Improve the Performance of Parallel Reduction on General-Purpose Graphics Processor Units Using Prediction Models

When executing a kernel function on a general-purpose graphics processing unit (GPGPU), it is critical to select an appropriate configuration setting for optimal performance. Configuration settings affect the allocation and utilization of GPGPU resources during the execution of a kernel function1. However, testing all possible configuration settings to find an optimal setting is time-consuming and costly. To address this challenge, we propose a prediction mechanism that can suggest a configuration setting for the kernel function to complete the operation with minimal execution time.
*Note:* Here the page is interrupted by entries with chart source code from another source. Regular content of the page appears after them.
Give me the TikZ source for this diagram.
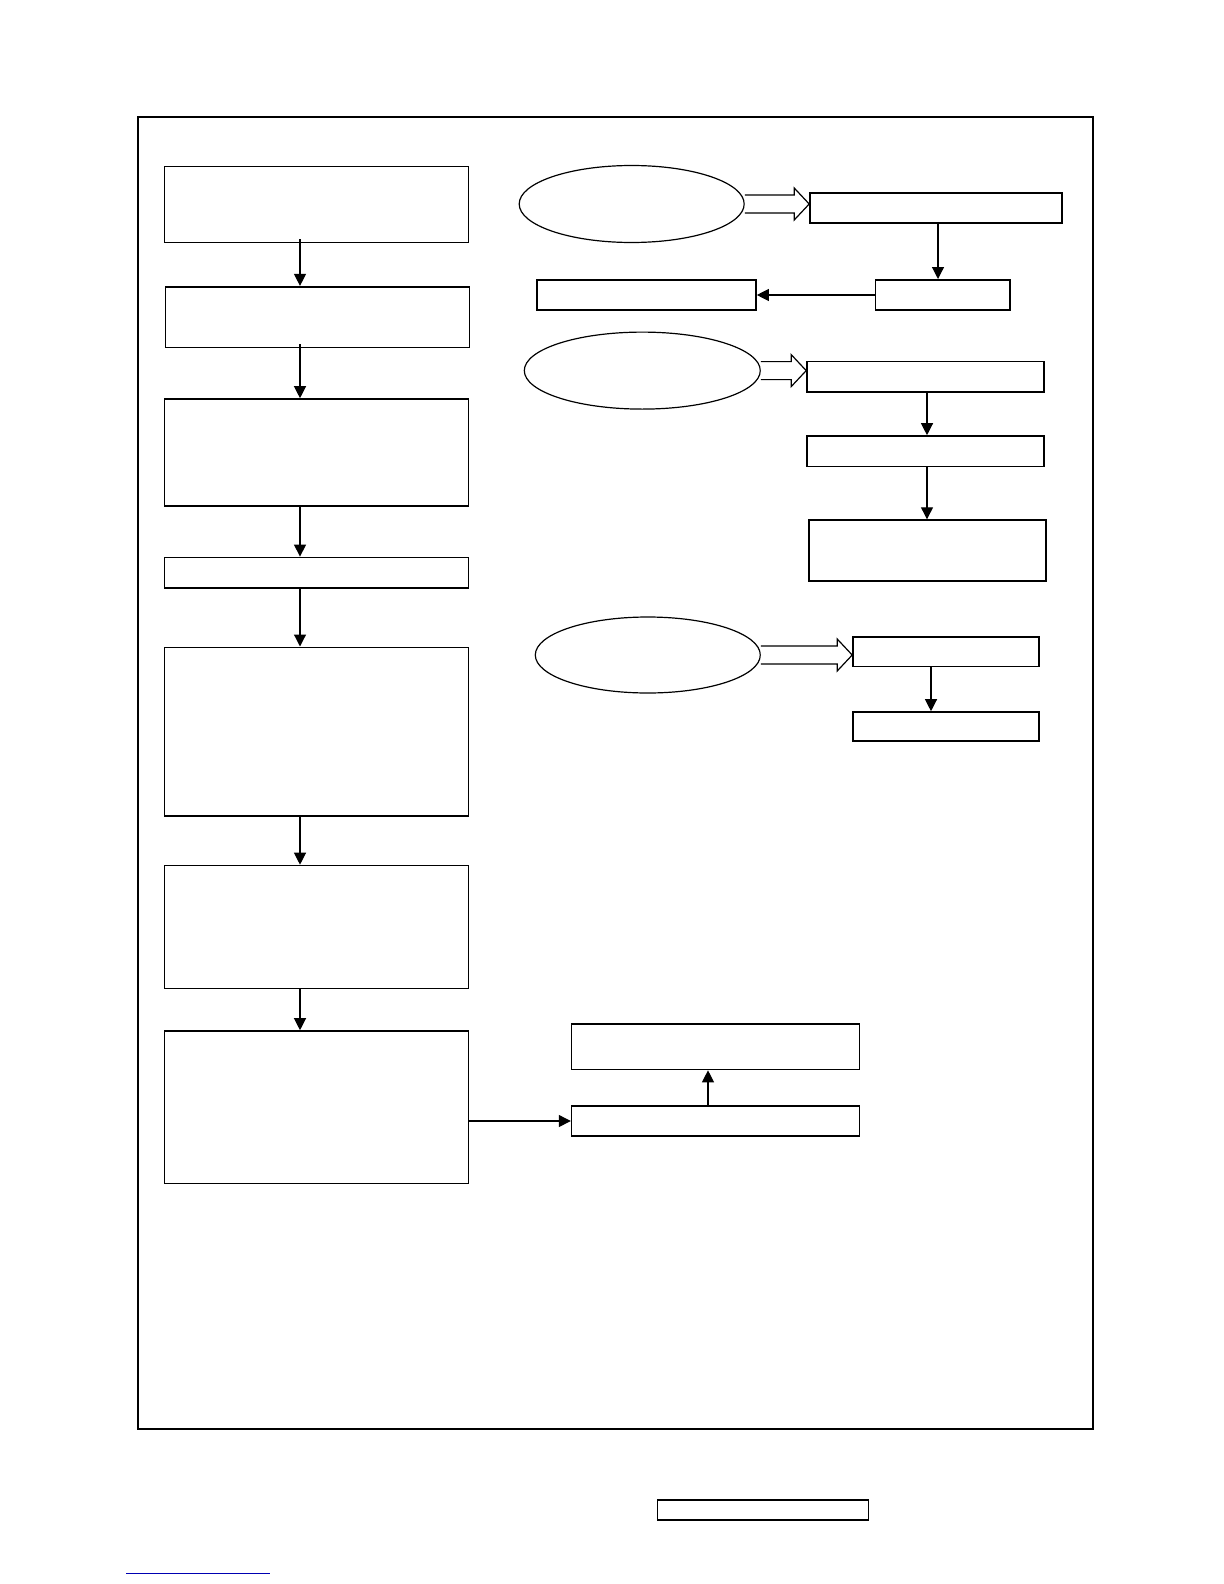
\documentclass[tikz,border=0pt]{standalone}
\usepackage{tikz}
\usetikzlibrary{arrows.meta,positioning,shapes.geometric,calc}

\begin{document}
\begin{tikzpicture}[x=0.5pt, y=-0.5pt, >={Triangle[length=6pt,width=6pt]},
		box/.style={draw, line width=0.8pt, inner sep=0pt},
		oval/.style={draw, ellipse, line width=0.6pt, inner sep=0pt},
		conn/.style={->, line width=0.6pt},
		fatarrow/.style={draw, line width=0.6pt, fill=white}]
			\useasboundingbox (0,0) rectangle (1224,1584);

			% --- Marco exterior ---
			\draw[line width=1.4pt] (138,117) rectangle (1093,1429);

			% --- Columna izquierda ---
			\node[box, minimum width=152pt, minimum height=38pt]    (b1) at (316.6,204.5) {};
			\node[box, minimum width=152pt, minimum height=30.3pt]  (b2) at (317.6,317) {};
			\node[box, minimum width=152pt, minimum height=53.5pt]  (b3) at (316.6,452.5) {};
			\node[box, minimum width=152pt, minimum height=15.2pt]  (b4) at (316.6,572.6) {};
			\node[box, minimum width=152pt, minimum height=84.3pt]  (b5) at (316.6,731.6) {};
			\node[box, minimum width=152pt, minimum height=61.5pt]  (b6) at (316.6,927) {};
			\node[box, minimum width=152pt, minimum height=76.3pt]  (b7) at (316.6,1107.3) {};

			\coordinate (ax) at (300,0);
			\draw[conn] ([yshift=2pt]b1.south -| ax) -- (b2.north -| ax);
			\draw[conn] ([yshift=2pt]b2.south -| ax) -- (b3.north -| ax);
			\foreach \a/\b in {b3/b4, b4/b5, b5/b6, b6/b7}{
					\draw[conn] (\a.south -| ax) -- (\b.north -| ax);
				}

			% --- Rama 1 ---
			\node[oval, minimum width=112.5pt, minimum height=38.5pt] (e1) at (631.7,204) {};
			\node[box, minimum width=126pt, minimum height=15pt]     (r1) at (936,208) {};
			\node[box, minimum width=67.2pt, minimum height=15.2pt]  (r2) at (942.8,295) {};
			\node[box, minimum width=109.5pt, minimum height=15.2pt] (r3) at (646.5,295) {};
			\coordinate (rx1) at (938,0);
			\draw[conn] ([yshift=1pt]r1.south -| rx1) -- (r2.north -| rx1);
			\draw[conn] (r2.west) -- (r3.east);

			% --- Rama 2 ---
			\node[oval, minimum width=118pt, minimum height=38.5pt]  (e2) at (642.3,370.6) {};
			\node[box, minimum width=118.5pt, minimum height=15.2pt] (r4) at (925.5,376.8) {};
			\node[box, minimum width=118.5pt, minimum height=15.3pt] (r5) at (925.5,451.3) {};
			\node[box, minimum width=118.5pt, minimum height=30.3pt] (r6) at (927.5,550.4) {};
			\coordinate (rx2) at (927,0);
			\draw[conn] (r4.south -| rx2) -- (r5.north -| rx2);
			\draw[conn] (r5.south -| rx2) -- (r6.north -| rx2);

			% --- Rama 3 ---
			\node[oval, minimum width=112.5pt, minimum height=38pt] (e3) at (647.8,655) {};
			\node[box, minimum width=93pt, minimum height=14.8pt]  (r7) at (946,651.8) {};
			\node[box, minimum width=93pt, minimum height=14.5pt]  (r8) at (946,726.5) {};
			\coordinate (rx3) at (931,0);
			\draw[conn] (r7.south -| rx3) -- (r8.north -| rx3);

			% Flechas gruesas
			\foreach \e/\r in {e1/r1, e2/r4, e3/r7}{
					\draw[fatarrow] let \p1=(\e.east), \p2=(\r.west) in
					(\x1,\y1+4.5pt) -- (\x2-7.5pt,\y1+4.5pt) -- (\x2-7.5pt,\y1+8pt) -- (\x2,\y1)
					-- (\x2-7.5pt,\y1-8pt) -- (\x2-7.5pt,\y1-4.5pt) -- (\x1,\y1-4.5pt);
				}

			% --- Parte inferior ---
			\node[box, minimum width=143.9pt, minimum height=22.7pt] (q1) at (715.5,1046.8) {};
			\node[box, minimum width=143.9pt, minimum height=15pt]   (q2) at (715.5,1121) {};
			\coordinate (qx) at (708,0);
			\draw[conn] (q2.north -| qx) -- (q1.south -| qx);
			\draw[conn] (b7.east |- q2.west) -- (q2.west);

			% --- Pie de página ---
			\node[draw, line width=0.6pt, inner sep=0pt, minimum width=105.5pt, minimum height=10pt] (pie) at (763,1510) {};
			\draw[blue!70!black, line width=0.8pt] (126,1573.5) -- (270,1573.5);
		\end{tikzpicture}
\end{document}
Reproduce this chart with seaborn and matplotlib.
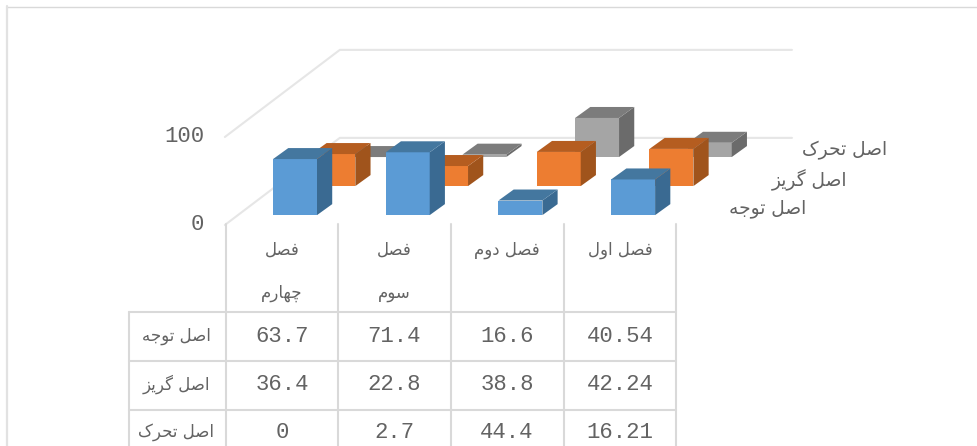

We start by filtering the amount of data, mandatory parameters, and optional parameters, and then calculate the resource occupancy of three critical resources on the GPGPU: Warp, Register, and Shared Memory. We eliminate configuration settings with a lower average resource occupancy than the user-defined value. The remaining configuration settings have better execution performance, and we use them to execute the kernel functions and record the required execution time. Finally, we use these configuration settings and their corresponding execution times as training data to build a prediction model using the logistic regression (LR) algorithm. At runtime, the prediction model recommends a configuration setting with better performance when the amount of data to be processed is known. We have conducted experiments that confirm our proposed mechanism's ability to improve kernel function execution performance more effectively than other mechanisms. Note that the proposed mechanism can be applied to other kernel functions.